Si è chiesta il perché di questa fama confusa?

"Forse perché non vado in tv. Sarebbe bastato un passaggio nel programma di Celentano, dove peraltro mi avevano invitata, e sarei stata riconoscibile per sempre. Ma va bene così. Non è snobismo né timidezza, ma quelle ospitate non c’entrano niente con il lavoro di attrice".

Quaranta film e si è spogliata per la prima volta soltanto nell’ultimo. Che fa, comincia quando le altre smettono?

"Mi sono sempre vergognata e non ho mai pensato che il nudo aggiungesse qualcosa a un film. A 48 anni, mi sono spogliata perché si trattava di mostrare un corpo reso vulnerabile dalla maternità. Ma ci sono riuscita solo quando si è denudata anche la regista".

Come è andata?

"Francesca Comencini ha capito che per sbloccarmi dovevamo condividere l’esperienza. Così siamo state lì, io e lei nude, con un operatore tutto vestito. E pensare che io non sto nuda neanche a casa mia".

Per non giudicarsi davanti a uno specchio?

"Per abitudine. Oggi peraltro mi piaccio di più di quando ero giovane e certo più carina. Ma so anche che mi trovo in un punto della parabola che comincerà a scendere inesorabilmente verso un traguardo obbligato".

Eravamo agli specchi e lei parla di morte?

"Ci penso almeno due o tre volte al giorno. Ci ho sempre pensato, fin da bambina, è una cosa che non mi è andata mai giù. Sto lì a chiedermi come imparare a morire bene".

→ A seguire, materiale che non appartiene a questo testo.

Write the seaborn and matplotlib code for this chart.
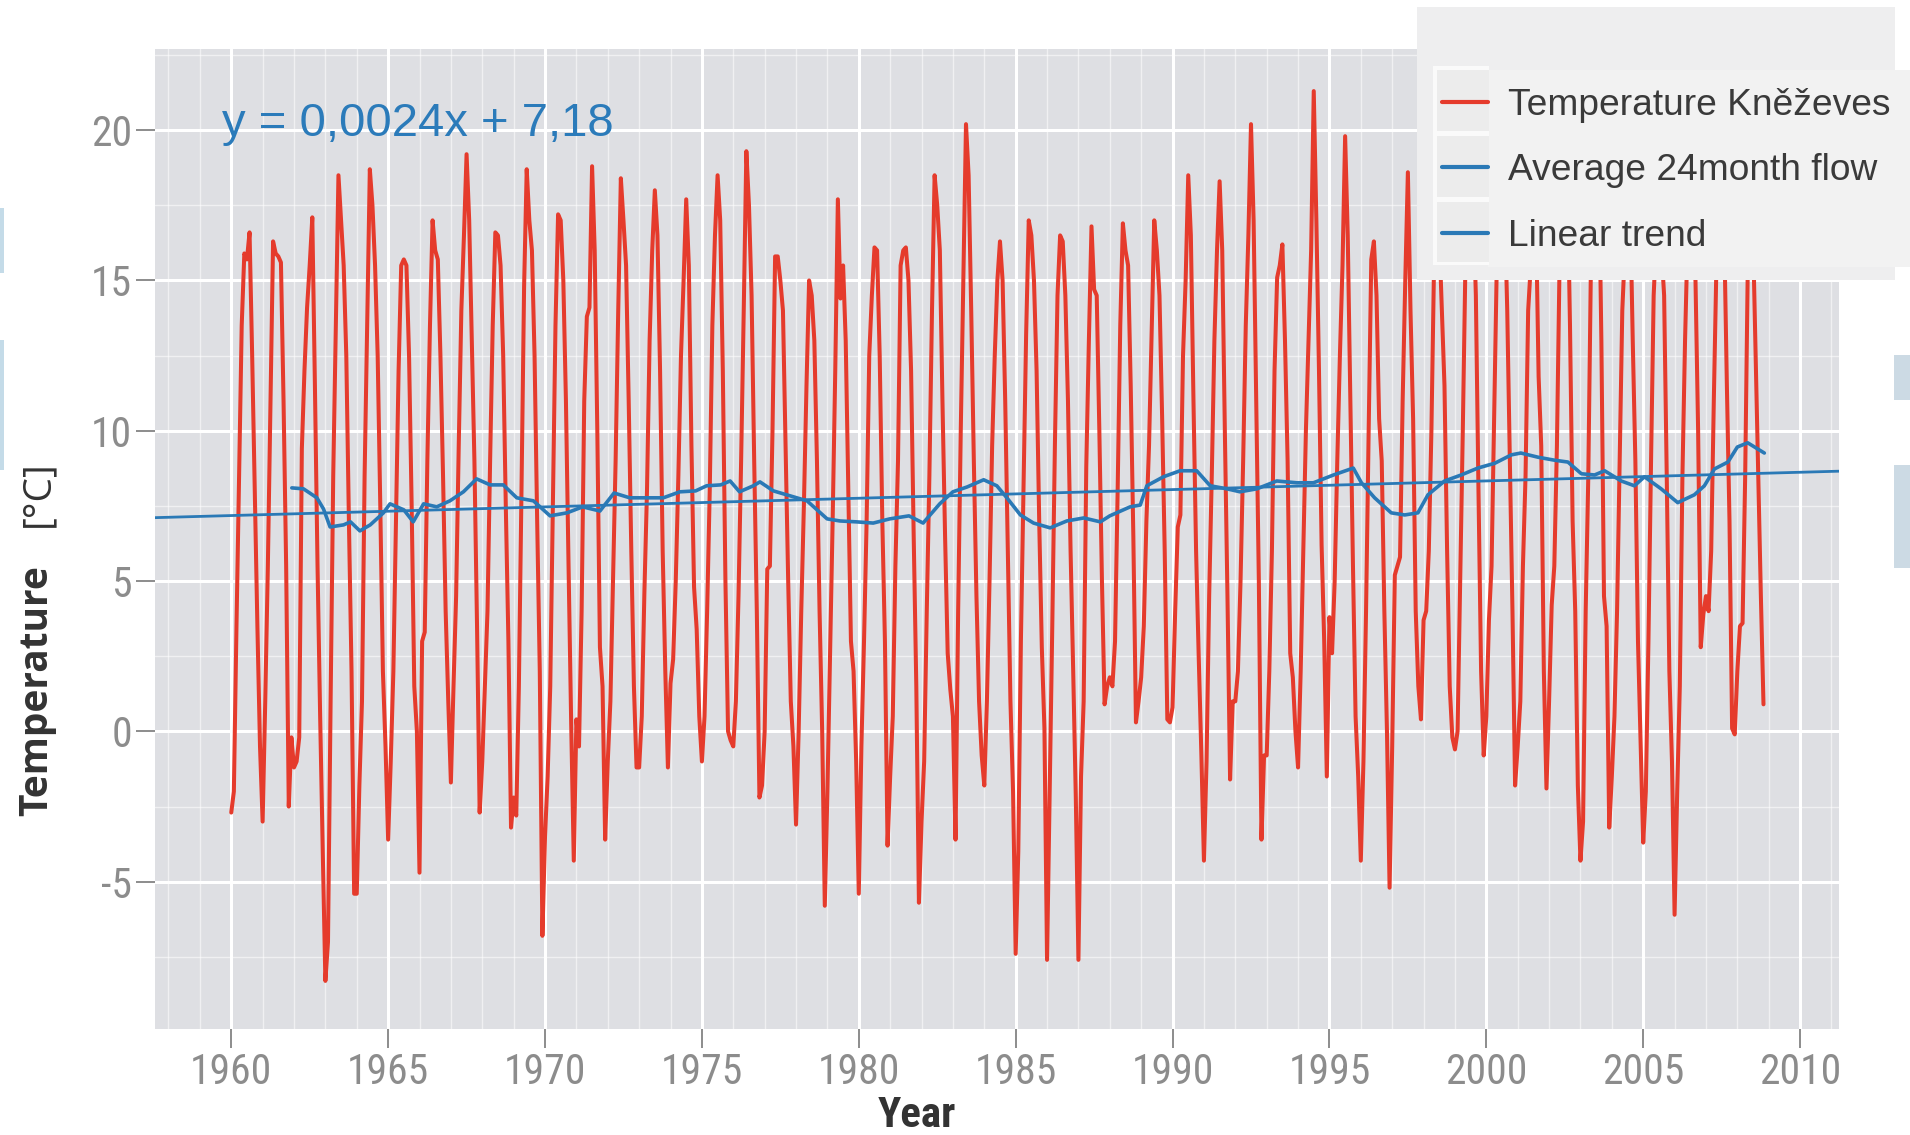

Secondo lei esiste un modo?

"C’è un modo meno amaro. L’ho visto in mia nonna, era come se sentisse che la vita le aveva dato bene o male quello che doveva. Se ne è andata senza fatica. Forse imparerò, anche perché con la nascita di mia figlia, ho affrontato l’altro mistero, quello dell’inizio".

Ha raccontato di aver cercato se stessa anche attraverso molte psicoterapie. Continua?

"Sì, ma ho scelto finalmente un metodo più semplice. Sono stufa di guardarmi indietro, quello che c’era da capire evidentemente non l’ho capito. Faccio una terapia comportamentale: poche interpretazioni e tanti consigli".

Sono quei consigli che l’hanno portata a darsi una famiglia stabile, un compagno medico, una maternità? La sua vita sembra un interno di uno dei suoi film di ambientazione borghese.

"Ho conosciuto un mondo diverso quando sono stata sposata con Sergio Rubini. Era un mondo affascinante ma faticosissimo, che in realtà non mi apparteneva. Io vengo da una famiglia borghese e scegliendo questa vita sono tornata a casa".

Ci si trova bene?

"Ci sono dentro. Ma resto una donna che lavora. Non sarò mai come certe donne che incontro nel mio quartiere. Donne che trovano un senso nell’accudire un uomo in maniera totale, nell’avere la sua carta di credito per spendere come vogliono. Io ho sempre cercato di combattere gli stereotipi, ho scelto di impersonare figure femminili più indipendenti anche a costo di fare film minori".

Non pensa mai che forse sono più felici loro?

"Ne sono sicura, ma non mi cambierei con quella felicità. Quelle signore sono uno degli aspetti dell’involuzione della donna in questi anni. Soffro come un cane a vedere dov’è finito il senso di sé delle donne".

Dove?

"Nell’esibizione del proprio fisico, nella bellezza a tutti i costi. Il dramma è che le donne, specie le ragazze, ci fondano la propria identità. Tutte a modificarsi faccia, seno, qualsiasi cosa. O il 2012 consiste in una deflagrazione che fa scoppiare tutti i siliconi del mondo, o non ci riprendiamo più".

Neanche le chiedo se è ancora di sinistra.

"Lo sono stata, lo sono e lo sarò sempre. Sto bene nella cultura di sinistra e ne ho conferma ogni volta che incontro qualcuno che ha un pensiero di destra".

Come lo riconosce?

"Bastano poche parole, un pensiero, un atteggiamento, il modo di trattare il denaro, con ostentazione. Il disastro dei partiti ci ha privato dell’appartenenza. Non ci resta che restare di sinistra nei comportamenti. Serve anche ad affrontare meglio il futuro".

Come immagina il suo?

"Vorrei trovare idee mie e scoprire aspetti nuovi del mio mestiere. Ma per ora non mi viene in mente niente".